I say, go for it. Even if you're language use isn't perfect, your child will be a native speaker and will have the self-correcting abilities of a native speaker. And from my experience kids tend to mimic native speakers over non-natives.

nesomja · 07/09/2010 21:16

MIFLAW- I haven't been aware at all of that rule being waived as a culture for Bengali families - in fact I thought it was exactly for them and people like them that it was invented and is said to be so important? My understanding is that a previous generation of immigrants felt that they had to speak English with their children and so the children grew up not fluent in their parents native language, and now parents are advised to always speak their native language with the children to avoid that situation. What experience have you had that's different? If you were referring to my comment about my son being used as English immersion, that was not intended at all as criticism of the other children's families, more of the local French playgroups who will not allow themselves to be used as immersion. I think we do have a slight problem in London though with primary schools full of children who arrive not speaking English and who are not given extra support but are expected to progress at the same speed as the native speakers - but that's an educational problem, doesn't mean that Bengali mothers should be speaking English to them at home.

MIFLAW · 08/09/2010 13:17

God, I knew I'd worded that badly!

What I meant was that I think, when one happens to have a high-status second language, society is, by and large, very happy for you to have a bilingual household, or even to be monolingual at home (for example, the families whose children attend the Lycee Charles de Gaulle in London.) But the Express/Mail headlines have yet to fall silent on "immigrants failing to integrate" if a family with a low-status language make exactly the same choice.

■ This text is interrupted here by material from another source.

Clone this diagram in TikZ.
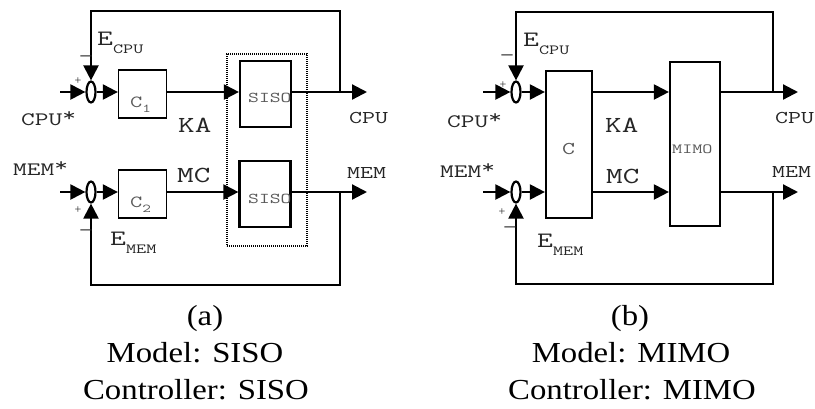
\documentclass[tikz,border=0pt]{standalone}
\usepackage{fontspec}
\setmainfont{Liberation Serif}[FakeStretch=1.13]
\newfontfamily\lblf{Latin Modern Mono}[FakeStretch=1.4]
\newfontfamily\sgnf{Liberation Serif}
\usetikzlibrary{arrows.meta,shapes.geometric}
\newcommand{\fsz}[1]{\fontsize{#1pt}{#1pt}\selectfont}
\newcommand{\upstar}{\raisebox{4pt}{*}}
\begin{document}
\begin{tikzpicture}[x=1pt,y=-1pt,
  wire/.style={line width=2.2pt},
  arr/.style={wire,-{Triangle[length=15pt,width=15pt]}},
  sumj/.style={ellipse,draw,line width=2.2pt,minimum width=9pt,minimum height=21pt,inner sep=0pt},
  thinbox/.style={draw,line width=1.3pt,minimum width=48pt,minimum height=48pt,inner sep=0pt},
  thickbox/.style={draw,line width=2.2pt,inner sep=0pt},
  lbl/.style={inner sep=0pt,anchor=base west,font=\lblf,text=black!85},
  inlbl/.style={inner sep=0pt,anchor=base west,font=\lblf,text=black!65},
  sgn/.style={inner sep=0pt,anchor=center,font=\sgnf,text=black!85},
  captxt/.style={inner sep=0pt,anchor=base,font=\fsz{29}}
]
\useasboundingbox (0,0) rectangle (815,408);

%% ---------------- (a) SISO ----------------
\node[sumj] (s1) at (91,92) {};
\node[sumj] (s2) at (91,192) {};
\node[thinbox] (c1) at (142.5,94) {};
\node[thinbox] (c2) at (142.5,194) {};
\node[thickbox,minimum width=51pt,minimum height=66pt] (siso1) at (265.5,94) {};
\node[thickbox,minimum width=51pt,minimum height=66pt] (siso2) at (265,194) {};
\node[draw,line width=2pt,dash pattern=on 1.2pt off 0.8pt,minimum width=80pt,minimum height=192pt,inner sep=0pt] (grp) at (267,150) {};

\coordinate (in1) at (60,92);
\coordinate (in2) at (60,192);
\coordinate (out1) at (367,92);
\coordinate (out2) at (367,192);
\coordinate (fb1) at (340,92);
\coordinate (top1) at (340,11);
\coordinate (fb2) at (340,192);
\coordinate (bot2) at (340,285);

\draw[arr] (in1) -- (s1.west);
\draw[arr] (in2) -- (s2.west);
\draw[arr] (s1.east) -- (s1.east -| c1.west);
\draw[arr] (s2.east) -- (s2.east -| c2.west);
\draw[arr] (c1.east |- s1.center) -- (siso1.west |- s1.center);
\draw[arr] (c2.east |- s2.center) -- (siso2.west |- s2.center);
\draw[arr] (siso1.east |- s1.center) -- (out1);
\draw[arr] (siso2.east |- s2.center) -- (out2);
\draw[arr] (fb1) -- (top1) -| (s1.north);
\draw[arr] (fb2) -- (bot2) -| (s2.south);

\node[lbl] (ecpu1) at (97,45) {\fsz{22}E\fsz{14}\lower8pt\hbox{CPU}};
\node[lbl] (cpus1) at (21,125) {\fsz{19}CPU\upstar};
\node[lbl] (ka1) at (178,132) {\fsz{23}KA};
\node[inlbl] (c1l) at (130,107) {\fsz{17}C\fsz{12}\lower5pt\hbox{1}};
\node[inlbl] (sl1) at (248,102) {\fsz{15}SISO};
\node[lbl] (cpuo1) at (349,123) {\fsz{18}CPU};
\node[lbl] (mems1) at (13,175) {\fsz{19}MEM\upstar};
\node[lbl] (mc1) at (177,182) {\fsz{23}MC};
\node[inlbl] (c2l) at (130,207) {\fsz{17}C\fsz{12}\lower5pt\hbox{2}};
\node[inlbl] (sl2) at (248,203) {\fsz{15}SISO};
\node[lbl] (memo1) at (347,178) {\fsz{18}MEM};
\node[lbl] (emem1) at (110,245) {\fsz{22}E\fsz{14}\lower8pt\hbox{MEM}};
\node[sgn] (p1) at (78,81) {\fsz{12}+};
\node[sgn] (p2) at (78,210) {\fsz{12}+};
\node[sgn] (m1) at (86,59) {\fsz{22}–};
\node[sgn] (m2) at (86,233) {\fsz{22}–};

\node[captxt] (ta) at (205,325) {(a)};
\node[captxt] (ma) at (195,362) {Model: SISO};
\node[captxt] (ca) at (196,399) {Controller: SISO};

%% ---------------- (b) MIMO ----------------
\node[sumj] (s3) at (516,92) {};
\node[sumj] (s4) at (516,192) {};
\node[thickbox,minimum width=46pt,minimum height=147pt] (cb) at (569,144.5) {};
\node[thickbox,minimum width=50pt,minimum height=164pt] (mimo) at (695,144) {};

\coordinate (in3) at (483,92);
\coordinate (in4) at (483,192);
\coordinate (out3) at (798,92);
\coordinate (out4) at (798,192);
\coordinate (fb3) at (773,92);
\coordinate (top3) at (773,12);
\coordinate (fb4) at (773,192);
\coordinate (bot4) at (773,284);

\draw[arr] (in3) -- (s3.west);
\draw[arr] (in4) -- (s4.west);
\draw[arr] (s3.east) -- (s3.east -| cb.west);
\draw[arr] (s4.east) -- (s4.east -| cb.west);
\draw[arr] (cb.east |- s3.center) -- (mimo.west |- s3.center);
\draw[arr] (cb.east |- s4.center) -- (mimo.west |- s4.center);
\draw[arr] (mimo.east |- s3.center) -- (out3);
\draw[arr] (mimo.east |- s4.center) -- (out4);
\draw[arr] (fb3) -- (top3) -| (s3.north);
\draw[arr] (fb4) -- (bot4) -| (s4.south);

\node[lbl] (ecpu2) at (523,46) {\fsz{22}E\fsz{14}\lower8pt\hbox{CPU}};
\node[lbl] (cpus2) at (447,127) {\fsz{19}CPU\upstar};
\node[lbl] (mems2) at (440,177) {\fsz{19}MEM\upstar};
\node[inlbl] (cbl) at (562,154) {\fsz{18}C};
\node[lbl] (ka2) at (605,132) {\fsz{23}KA};
\node[lbl] (mc2) at (606,183) {\fsz{23}MC};
\node[inlbl] (mimol) at (672,153) {\fsz{14}MIMO};
\node[lbl] (cpuo2) at (775,123) {\fsz{18}CPU};
\node[lbl] (memo2) at (772,177) {\fsz{18}MEM};
\node[lbl] (emem2) at (537,247) {\fsz{22}E\fsz{14}\lower8pt\hbox{MEM}};
\node[sgn] (p3) at (503,85) {\fsz{12}+};
\node[sgn] (p4) at (502,212) {\fsz{12}+};
\node[sgn] (m3) at (507,58) {\fsz{22}–};
\node[sgn] (m4) at (510,230) {\fsz{22}–};

\node[captxt] (tb) at (630,325) {(b)};
\node[captxt] (mb) at (631,362) {Model: MIMO};
\node[captxt] (cbc) at (632,399) {Controller: MIMO};
\end{tikzpicture}
\end{document}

So no criticism of you or even of schools - but actually of wider society, which likes to pick and choose in quite a worrying way who is "allowed" to maintain a native language; and which does so from a position of minimal to non-existent understanding of language acquisition.

MIFLAW · 08/09/2010 13:20

To underline - I do NOT at all think that immigrants should be obliged to use English with their children, however high- or low-status their own language. I think that children primarily acquire the languages they need from exposure to those languages, whether that exposure starts, stops or continues at the school gate.

MIFLAW · 08/09/2010 13:21

"second language" is wrong too, I meant "home language" and wasn't thinking because, for me, they are one and the same.

Argh!

nesomja · 11/09/2010 21:29

MIFLAW - yes I understand better what you meant now! I know what you mean, there definitely is a hierarchy of languages - for example, it surely would make sense for me to exposing my son to Bengali as we live surrounded by Bengali people, but instead I choose French and Spanish. Bizarrely that also seems easier than doing Bengali, such is the level of integration around here :(.

Simic · 08/10/2010 10:13

I am English but living in Germany (with German dh) and here it is really very very common. Obviously my dd has been to English or bilingual nurseries so I will be bound to meet these families but even so, I think the numbers I meet at any and every playground I go to are phenomenal!
Mainly it's that the parents think that their children will be at a disadvantage if they don't grow up speaking English as "world language".
On the other hand, I think these parents seem to think that our children have something "better" than other children. I don't agree with that personally. I think it's just different. My daughter has two languages but for that her German is nowhere near as good as that of the kids growing up in purely German households (i.e. most of our neighbours) - and that has made her feel quite self-conscious and unsure in the past... which makes me feel awful.

nesomja · 09/10/2010 19:48

Hi Simic, do you mean that lots of German parents are speaking English to their children even though it is their second language? That's really interesting! How old is your daughter? How is her German now, is it catching up?